Repeat the data word for word. Do not include the pictures.

■ ■ ■ ■ ■ ■ ■

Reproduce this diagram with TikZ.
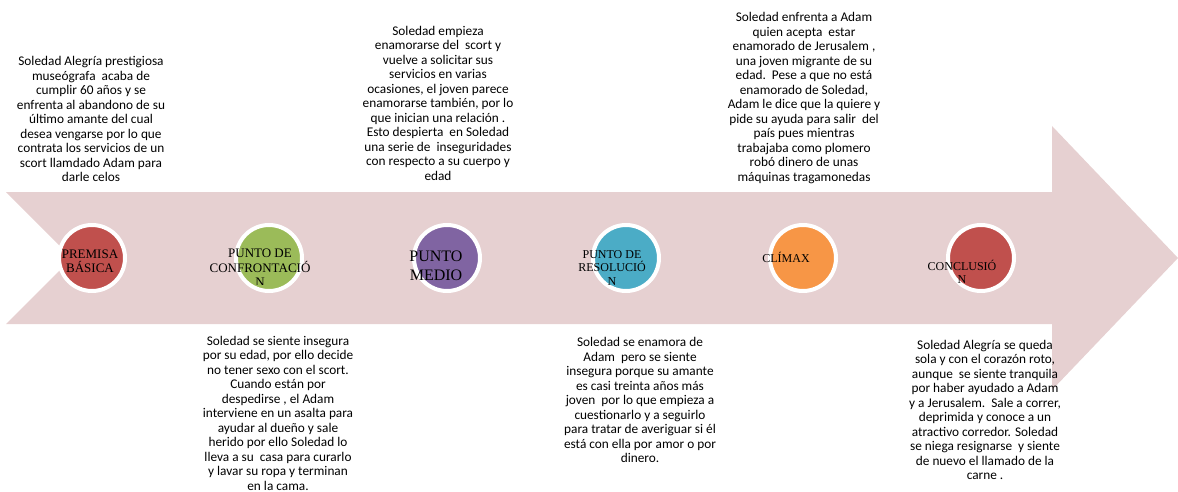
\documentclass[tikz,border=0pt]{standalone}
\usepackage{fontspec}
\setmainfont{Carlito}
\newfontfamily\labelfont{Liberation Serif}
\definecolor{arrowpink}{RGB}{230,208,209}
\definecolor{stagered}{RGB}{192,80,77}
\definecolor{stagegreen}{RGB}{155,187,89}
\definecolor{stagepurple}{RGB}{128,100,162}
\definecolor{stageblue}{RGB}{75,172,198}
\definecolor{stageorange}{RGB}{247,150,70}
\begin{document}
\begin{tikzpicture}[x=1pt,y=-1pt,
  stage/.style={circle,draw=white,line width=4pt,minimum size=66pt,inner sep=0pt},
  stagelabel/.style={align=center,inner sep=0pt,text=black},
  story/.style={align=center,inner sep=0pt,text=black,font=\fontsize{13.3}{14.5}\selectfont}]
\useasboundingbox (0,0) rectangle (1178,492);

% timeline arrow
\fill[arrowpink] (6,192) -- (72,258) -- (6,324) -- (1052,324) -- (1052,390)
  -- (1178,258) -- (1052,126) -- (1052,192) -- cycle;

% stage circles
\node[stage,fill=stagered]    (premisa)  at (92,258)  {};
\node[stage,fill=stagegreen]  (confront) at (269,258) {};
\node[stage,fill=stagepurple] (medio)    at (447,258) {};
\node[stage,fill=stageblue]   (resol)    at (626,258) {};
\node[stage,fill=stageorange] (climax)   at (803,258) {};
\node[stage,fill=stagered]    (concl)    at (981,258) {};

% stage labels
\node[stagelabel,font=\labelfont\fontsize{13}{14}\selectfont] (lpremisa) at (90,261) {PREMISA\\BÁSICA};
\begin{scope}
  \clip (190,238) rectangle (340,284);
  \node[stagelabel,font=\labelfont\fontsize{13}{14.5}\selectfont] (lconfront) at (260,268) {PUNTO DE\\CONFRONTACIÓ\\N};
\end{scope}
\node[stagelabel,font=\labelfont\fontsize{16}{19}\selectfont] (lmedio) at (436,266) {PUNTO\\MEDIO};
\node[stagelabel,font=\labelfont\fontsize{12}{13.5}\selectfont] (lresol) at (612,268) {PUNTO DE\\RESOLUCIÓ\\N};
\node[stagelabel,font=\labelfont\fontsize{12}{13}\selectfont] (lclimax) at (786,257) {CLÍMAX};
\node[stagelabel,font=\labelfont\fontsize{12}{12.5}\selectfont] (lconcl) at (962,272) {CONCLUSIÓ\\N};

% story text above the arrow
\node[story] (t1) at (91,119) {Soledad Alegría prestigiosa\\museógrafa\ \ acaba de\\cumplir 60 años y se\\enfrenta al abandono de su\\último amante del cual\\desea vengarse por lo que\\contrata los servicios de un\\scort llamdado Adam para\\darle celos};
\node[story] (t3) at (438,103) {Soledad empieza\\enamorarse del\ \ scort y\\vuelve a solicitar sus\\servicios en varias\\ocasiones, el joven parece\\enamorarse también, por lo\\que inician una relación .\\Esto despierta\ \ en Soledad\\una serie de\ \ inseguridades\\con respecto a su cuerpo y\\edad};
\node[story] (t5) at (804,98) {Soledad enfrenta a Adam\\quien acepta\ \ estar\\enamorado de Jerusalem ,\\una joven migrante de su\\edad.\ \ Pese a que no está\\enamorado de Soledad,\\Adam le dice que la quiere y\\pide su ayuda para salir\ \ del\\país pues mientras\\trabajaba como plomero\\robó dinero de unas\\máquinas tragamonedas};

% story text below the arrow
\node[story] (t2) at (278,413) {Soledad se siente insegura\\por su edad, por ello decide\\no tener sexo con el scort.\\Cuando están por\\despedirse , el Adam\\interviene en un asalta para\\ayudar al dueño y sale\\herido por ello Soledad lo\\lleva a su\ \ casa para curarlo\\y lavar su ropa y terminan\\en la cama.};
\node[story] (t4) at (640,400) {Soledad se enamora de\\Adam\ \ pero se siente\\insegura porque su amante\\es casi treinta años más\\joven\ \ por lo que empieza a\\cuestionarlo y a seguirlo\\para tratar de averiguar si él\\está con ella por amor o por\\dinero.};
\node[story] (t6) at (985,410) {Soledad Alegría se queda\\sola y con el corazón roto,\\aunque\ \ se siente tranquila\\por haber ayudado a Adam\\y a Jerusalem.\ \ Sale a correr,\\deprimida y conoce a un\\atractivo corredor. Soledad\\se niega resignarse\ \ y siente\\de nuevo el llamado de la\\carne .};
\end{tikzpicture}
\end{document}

■ ■ ■ ■ ■ ■ ■

● Output below
Reproduce this diagram with TikZ.
\documentclass[tikz,border=0pt]{standalone}
\usepackage{fontspec}
\setmainfont{Carlito}
\newfontfamily\labelfont{Liberation Serif}
\definecolor{arrowpink}{RGB}{230,208,209}
\definecolor{stagered}{RGB}{192,80,77}
\definecolor{stagegreen}{RGB}{155,187,89}
\definecolor{stagepurple}{RGB}{128,100,162}
\definecolor{stageblue}{RGB}{75,172,198}
\definecolor{stageorange}{RGB}{247,150,70}
\begin{document}
\begin{tikzpicture}[x=1pt,y=-1pt,
  stage/.style={circle,draw=white,line width=4pt,minimum size=66pt,inner sep=0pt},
  stagelabel/.style={align=center,inner sep=0pt,text=black},
  story/.style={align=center,inner sep=0pt,text=black,font=\fontsize{13.3}{14.5}\selectfont}]
\useasboundingbox (0,0) rectangle (1178,492);

% timeline arrow
\fill[arrowpink] (6,192) -- (72,258) -- (6,324) -- (1052,324) -- (1052,390)
  -- (1178,258) -- (1052,126) -- (1052,192) -- cycle;

% stage circles
\node[stage,fill=stagered]    (premisa)  at (92,258)  {};
\node[stage,fill=stagegreen]  (confront) at (269,258) {};
\node[stage,fill=stagepurple] (medio)    at (447,258) {};
\node[stage,fill=stageblue]   (resol)    at (626,258) {};
\node[stage,fill=stageorange] (climax)   at (803,258) {};
\node[stage,fill=stagered]    (concl)    at (981,258) {};

% stage labels
\node[stagelabel,font=\labelfont\fontsize{13}{14}\selectfont] (lpremisa) at (90,261) {PREMISA\\BÁSICA};
\begin{scope}
  \clip (190,238) rectangle (340,284);
  \node[stagelabel,font=\labelfont\fontsize{13}{14.5}\selectfont] (lconfront) at (260,268) {PUNTO DE\\CONFRONTACIÓ\\N};
\end{scope}
\node[stagelabel,font=\labelfont\fontsize{16}{19}\selectfont] (lmedio) at (436,266) {PUNTO\\MEDIO};
\node[stagelabel,font=\labelfont\fontsize{12}{13.5}\selectfont] (lresol) at (612,268) {PUNTO DE\\RESOLUCIÓ\\N};
\node[stagelabel,font=\labelfont\fontsize{12}{13}\selectfont] (lclimax) at (786,257) {CLÍMAX};
\node[stagelabel,font=\labelfont\fontsize{12}{12.5}\selectfont] (lconcl) at (962,272) {CONCLUSIÓ\\N};

% story text above the arrow
\node[story] (t1) at (91,119) {Soledad Alegría prestigiosa\\museógrafa\ \ acaba de\\cumplir 60 años y se\\enfrenta al abandono de su\\último amante del cual\\desea vengarse por lo que\\contrata los servicios de un\\scort llamdado Adam para\\darle celos};
\node[story] (t3) at (438,103) {Soledad empieza\\enamorarse del\ \ scort y\\vuelve a solicitar sus\\servicios en varias\\ocasiones, el joven parece\\enamorarse también, por lo\\que inician una relación .\\Esto despierta\ \ en Soledad\\una serie de\ \ inseguridades\\con respecto a su cuerpo y\\edad};
\node[story] (t5) at (804,98) {Soledad enfrenta a Adam\\quien acepta\ \ estar\\enamorado de Jerusalem ,\\una joven migrante de su\\edad.\ \ Pese a que no está\\enamorado de Soledad,\\Adam le dice que la quiere y\\pide su ayuda para salir\ \ del\\país pues mientras\\trabajaba como plomero\\robó dinero de unas\\máquinas tragamonedas};

% story text below the arrow
\node[story] (t2) at (278,413) {Soledad se siente insegura\\por su edad, por ello decide\\no tener sexo con el scort.\\Cuando están por\\despedirse , el Adam\\interviene en un asalta para\\ayudar al dueño y sale\\herido por ello Soledad lo\\lleva a su\ \ casa para curarlo\\y lavar su ropa y terminan\\en la cama.};
\node[story] (t4) at (640,400) {Soledad se enamora de\\Adam\ \ pero se siente\\insegura porque su amante\\es casi treinta años más\\joven\ \ por lo que empieza a\\cuestionarlo y a seguirlo\\para tratar de averiguar si él\\está con ella por amor o por\\dinero.};
\node[story] (t6) at (985,410) {Soledad Alegría se queda\\sola y con el corazón roto,\\aunque\ \ se siente tranquila\\por haber ayudado a Adam\\y a Jerusalem.\ \ Sale a correr,\\deprimida y conoce a un\\atractivo corredor. Soledad\\se niega resignarse\ \ y siente\\de nuevo el llamado de la\\carne .};
\end{tikzpicture}
\end{document}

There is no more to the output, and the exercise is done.